Among stocks moving Tuesday, energy shares tumbled 1.6 percent, while materials producers lost 1.3 percent to lead declines. Time Warner Cable Inc. rallied 6.7 percent as Charter Communications Inc. agreed to buy the company.
“The market is kind of striking this in-between, wanting better economic data but then the flipside meaning the Fed is that much sooner to raising rates,” said Walter Todd, who oversees about $1 billion as chief investment officer for Greenwood, South Carolina-based Greenwood Capital. “I’m fine with that, with seeing better economic data and dealing with the implications.”
Dollar, Bonds
The dollar strengthened versus all 16 of its major peers. The U.S. currency added 0.9 percent to 122.64 yen and touched 122.69 yen, its highest level since July 2007. It added 0.9 percent to $1.0876 per euro, taking this year’s gain versus the 19-nation shared currency to 11 percent.

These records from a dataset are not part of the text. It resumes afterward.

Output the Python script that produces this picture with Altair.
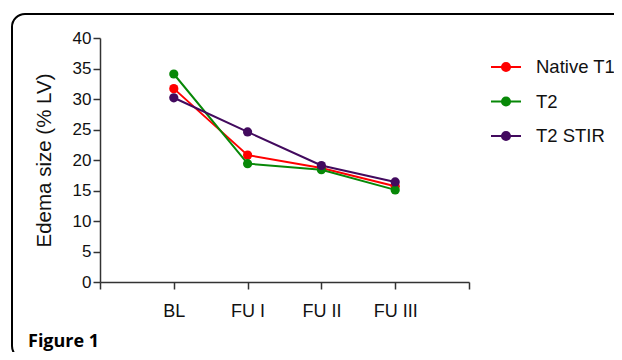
import altair as alt
import pandas as pd

categories = ["BL", "FU I", "FU II", "FU III"]
series_names = ["Native T1", "T2", "T2 STIR"]
native_t1 = [31.7, 20.8, 18.7, 15.7]
t2 = [34.1, 19.4, 18.4, 15.1]
t2_stir = [30.2, 24.6, 19.1, 16.4]
colors = ["#ff0000", "#078807", "#420a5e"]
y_ticks = [0, 5, 10, 15, 20, 25, 30, 35, 40]

rows = []
for name, vals in zip(series_names, [native_t1, t2, t2_stir]):
    for i, (c, v) in enumerate(zip(categories, vals)):
        rows.append({"series": name, "cat": c, "idx": i + 1, "value": v,
                     "order": series_names.index(name)})
df = pd.DataFrame(rows)

label_list = "['', " + ", ".join(f"'{c}'" for c in categories) + ", '']"

font = "Liberation Sans"
sym_path = ("M-1,0L1,0M-0.27,0A0.27,0.27,0,1,0,0.27,0A0.27,0.27,0,1,0,-0.27,0Z"
            "M-0.13,0A0.13,0.13,0,1,0,0.13,0A0.13,0.13,0,1,0,-0.13,0Z")

base = alt.Chart(df)

lines = base.mark_line(strokeWidth=2, point=alt.OverlayMarkDef(size=85, filled=True, opacity=1)).encode(
    x=alt.X("idx:Q", scale=alt.Scale(domain=[0, 5], nice=False, zero=False),
            axis=alt.Axis(values=[0, 1, 2, 3, 4, 5], labelExpr=label_list + "[datum.value]",
                          title=None, grid=False, tickSize=7, labelPadding=13,
                          labelFontSize=18, labelFont=font, labelColor="#111",
                          domainColor="#333", tickColor="#333", domainWidth=1.5, tickWidth=1.5)),
    y=alt.Y("value:Q", scale=alt.Scale(domain=[0, 40], nice=False),
            axis=alt.Axis(values=y_ticks, title="Edema size (% LV)", grid=False, tickSize=7,
                          labelPadding=2, labelFontSize=17, labelFont=font, labelColor="#111",
                          titleFont=font, titleFontSize=20.5, titleFontWeight="normal",
                          titleColor="#111", titlePadding=18,
                          domainColor="#333", tickColor="#333", domainWidth=1.5, tickWidth=1.5)),
    color=alt.Color("series:N", scale=alt.Scale(domain=series_names, range=colors),
                    legend=alt.Legend(title=None, orient="none", legendX=390, legendY=13,
                                      symbolType=sym_path, symbolSize=900, symbolStrokeWidth=2,
                                      labelFont=font, labelFontSize=18.5, labelColor="#111",
                                      labelOffset=14, rowPadding=8.5)),
    order=alt.Order("order:Q"),
    detail="series:N",
)

frame = alt.Chart(pd.DataFrame({"a": [0]})).mark_rect(
    fill=None, stroke="#000", strokeWidth=2, cornerRadius=13, clip=False
).encode(x=alt.value(-88), x2=alt.value(560), y=alt.value(-24), y2=alt.value(321))

fig = alt.Chart(pd.DataFrame({"t": ["Figure 1"]})).mark_text(
    align="left", baseline="alphabetic", font="Open Sans", fontWeight="bold", fontSize=18, color="#000"
).encode(text="t:N", x=alt.value(-72), y=alt.value(309))

chart = alt.layer(frame, lines, fig).properties(
    width=369, height=244,
    autosize=alt.AutoSizeParams(type="none"),
    padding={"left": 92, "top": 30, "right": 145, "bottom": 70},
    background="white",
).configure_view(stroke=None)

chart.save("out.html", embed_options={"renderer": "svg", "actions": False})
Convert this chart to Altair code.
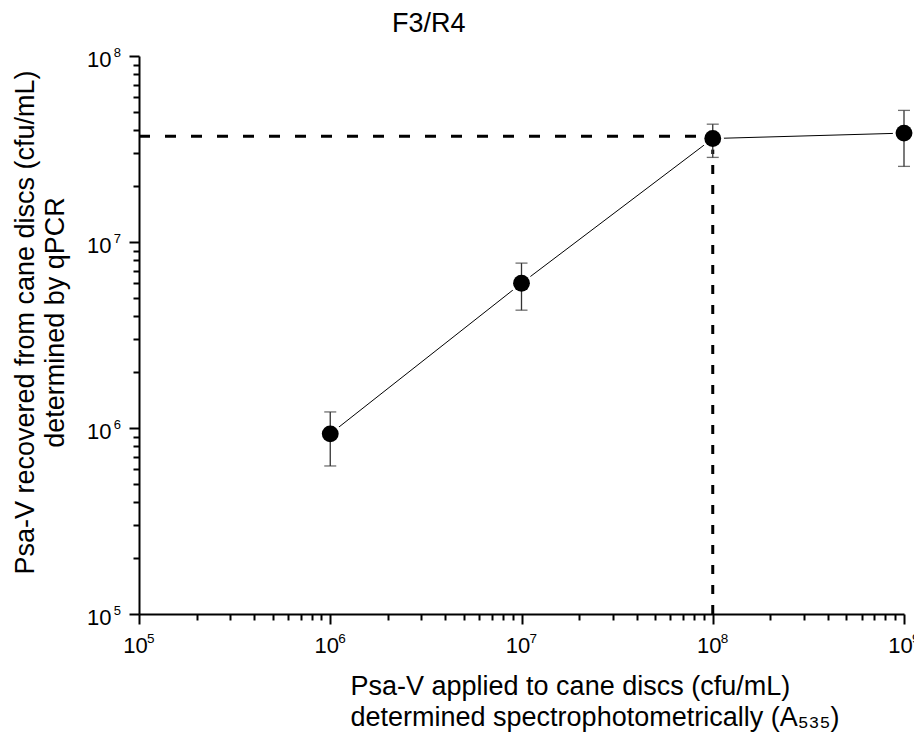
import altair as alt
import pandas as pd

FONT = "Liberation Sans, Arial, sans-serif"

# data
applied = [1e6, 1e7, 1e8, 1e9]
recovered = [9.3e5, 6.0e6, 3.6e7, 3.85e7]
err_lo = [6.25e5, 4.3e6, 2.85e7, 2.55e7]
err_hi = [1.22e6, 7.7e6, 4.3e7, 5.1e7]

# dashed guide lines (horizontal then vertical)
guide_kind = ["h", "v"]
guide_x = [1e5, 1e8]
guide_x2 = [1e8, 1e8]
guide_y = [3.7e7, 1e5]
guide_y2 = [3.7e7, 3.6e7]

# tick values (majors and 2..9 minors per decade)
minor_mult = [1, 2, 3, 4, 5, 6, 7, 8, 9]
x_decades = [5, 6, 7, 8]
y_decades = [5, 6, 7]
x_ticks = [m * 10.0 ** e for e in x_decades for m in minor_mult] + [1e9]
y_ticks = [m * 10.0 ** e for e in y_decades for m in minor_mult] + [1e8]

# tick label exponents
x_label_pos = [1e5, 1e6, 1e7, 1e8, 1e9]
x_label_exp = ["5", "6", "7", "8", "9"]
y_label_pos = [1e5, 1e6, 1e7, 1e8]
y_label_exp = ["5", "6", "7", "8"]

df = pd.DataFrame({"applied": applied, "recovered": recovered, "lo": err_lo, "hi": err_hi})
guides = pd.DataFrame({"kind": guide_kind, "x": guide_x, "x2": guide_x2, "y": guide_y, "y2": guide_y2})
x_exp_df = pd.DataFrame({"pos": x_label_pos, "exp": x_label_exp})
y_exp_df = pd.DataFrame({"pos": y_label_pos, "exp": y_label_exp})

EXP = "round(log(datum.value)/LN10)"
IS_MAJOR = f"abs(log(datum.value)/LN10 - {EXP}) < 0.001"
LABEL_EXPR = f"{IS_MAJOR} ? '10' : ''"
TICK_SIZE = {"condition": {"test": IS_MAJOR, "value": 10}, "value": 6}

x_axis = alt.Axis(
    values=x_ticks, labelExpr=LABEL_EXPR, tickSize=TICK_SIZE,
    labelOverlap=False, labelFlush=False, labelBound=False, labelPadding=11,
    labelOffset=-4,
    titleAlign="left", titleAnchor="start", titleBaseline="alphabetic",
    titleX=211, titleY=80, titleLineHeight=31,
)
y_axis = alt.Axis(
    values=y_ticks, labelExpr=LABEL_EXPR, tickSize=TICK_SIZE,
    labelOverlap=False, labelFlush=False, labelBound=False, labelPadding=18,
    labelOffset=3,
    titleAngle=270, titleAlign="center", titleBaseline="alphabetic",
    titleX=-106, titleY=266, titleLineHeight=30,
)

x_title = ["Psa-V applied to cane discs (cfu/mL)", "determined spectrophotometrically (A₅₃₅)"]
y_title = ["Psa-V recovered from cane discs (cfu/mL)", "determined by qPCR"]

x_scale = alt.Scale(type="log", domain=[1e5, 1e9], nice=False)
y_scale = alt.Scale(type="log", domain=[1e5, 1e8], nice=False)


def X(field):
    return alt.X(f"{field}:Q", scale=x_scale, axis=x_axis, title=x_title)


def Y(field):
    return alt.Y(f"{field}:Q", scale=y_scale, axis=y_axis, title=y_title)


X_MIN = alt.XDatum(1e5, type="quantitative", scale=x_scale, axis=x_axis, title=x_title)
Y_MIN = alt.YDatum(1e5, type="quantitative", scale=y_scale, axis=y_axis, title=y_title)

h_guide = alt.Chart(guides).transform_filter("datum.kind == 'h'").mark_rule(
    color="black", strokeWidth=3, strokeDash=[11, 15]
).encode(x=X("x"), x2="x2:Q", y=Y("y"), y2="y2:Q")

v_guide = alt.Chart(guides).transform_filter("datum.kind == 'v'").mark_rule(
    color="black", strokeWidth=3, strokeDash=[9, 11]
).encode(x=X("x"), x2="x2:Q", y=Y("y"), y2="y2:Q")

base = alt.Chart(df)

line = base.mark_line(color="black", strokeWidth=1).encode(x=X("applied"), y=Y("recovered"))

halo = base.mark_circle(color="white", opacity=1, size=500).encode(x=X("applied"), y=Y("recovered"))

err = base.mark_rule(color="#333333", strokeWidth=1.3).encode(x=X("applied"), y=Y("lo"), y2="hi:Q")

caps = base.transform_fold(["lo", "hi"], as_=["end", "val"]).mark_tick(
    color="#333333", thickness=1.3, size=12, orient="horizontal"
).encode(x=X("applied"), y=Y("val"))

points = base.mark_circle(color="black", opacity=1, size=284).encode(x=X("applied"), y=Y("recovered"))

x_exps = alt.Chart(x_exp_df).mark_text(
    font=FONT, fontSize=13.5, color="black", align="left", baseline="alphabetic", dx=8, dy=29
).encode(x=X("pos"), y=Y_MIN, text="exp:N")

y_exps = alt.Chart(y_exp_df).mark_text(
    font=FONT, fontSize=13, color="black", align="right", baseline="alphabetic", dx=-18, dy=1
).encode(x=X_MIN, y=Y("pos"), text="exp:N")

chart = alt.layer(h_guide, v_guide, line, halo, err, caps, points, x_exps, y_exps).properties(
    width=765,
    height=558,
    autosize=alt.AutoSizeParams(type="none"),
    padding={"left": 131, "top": 48, "right": 10, "bottom": 120},
    title=alt.TitleParams(
        text="F3/R4", font=FONT, fontSize=27, fontWeight="normal", color="black",
        anchor="start", frame="group", dx=253, offset=9,
    ),
).configure_view(stroke=None).configure_axis(
    grid=False,
    domainColor="black", domainWidth=2,
    tickColor="black", tickWidth=2,
    labelFont=FONT, labelFontSize=22, labelColor="black",
    titleFont=FONT, titleFontSize=27, titleFontWeight="normal", titleColor="black",
)

chart.save("out.html", embed_options={"renderer": "svg", "actions": False})
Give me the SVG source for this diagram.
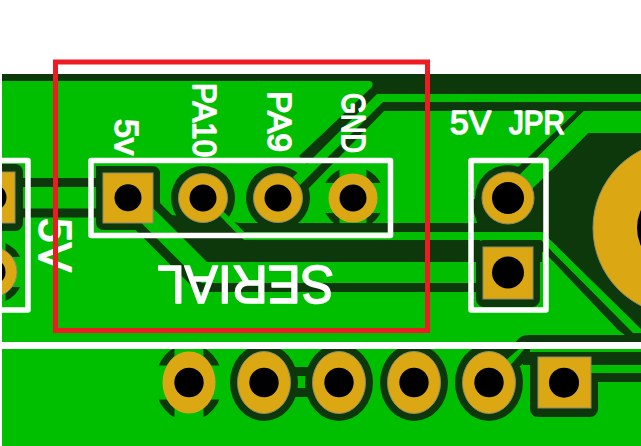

“The dominant thing is the dollar story,” said Esther Reichelt, a currency strategist at Commerzbank AG in Frankfurt. Fed policy makers “know that low rates are not without risk. They fear that if they wait too long they’ll have to hike faster in order to prevent overheating.”
The 30-year yield fell seven basis points to 2.91 percent, the highest in more than a week. Shorter-term U.S debt was little changed before the U.S. sells $26 billion of two-year notes Tuesday.
The euro dropped to its lowest level in a month against the dollar, while German government bonds rose the most in a week. Euro-area markets are on tenterhooks as Greece’s Syriza-led administration seeks bailout loans, with a payment due to the International Monetary Fund next month.
Greek Crisis
The nation’s Finance Minister Yanis Varoufakis blamed creditors’ insistence on more austerity for the lack of a deal that would release the funds.
Germany’s 10-year bund yield declined six basis points to 0.55 percent, while Greece’s jumped 51 basis points to 11.88 percent.
The Stoxx Europe 600 tumbled 0.7 percent, posting the longest losing streak in three weeks.
The MSCI Emerging Markets Index dropped 1 percent and a Bloomberg gauge of 20 currencies fell 0.4 percent to a one-month low.
Gold slid to $1,187.50 an ounce, the lowest in two weeks, as prospects for U.S. interest rate increase helped to push the dollar to a one-month high, curbing demand for the metal. Silver and platinum declined.
Brent crude futures fell 3.2 percent to $63.41 a barrel in London after rising Monday for the third time in four days as investors weighed flaring Middle East violence against signs that a global oil glut will persist.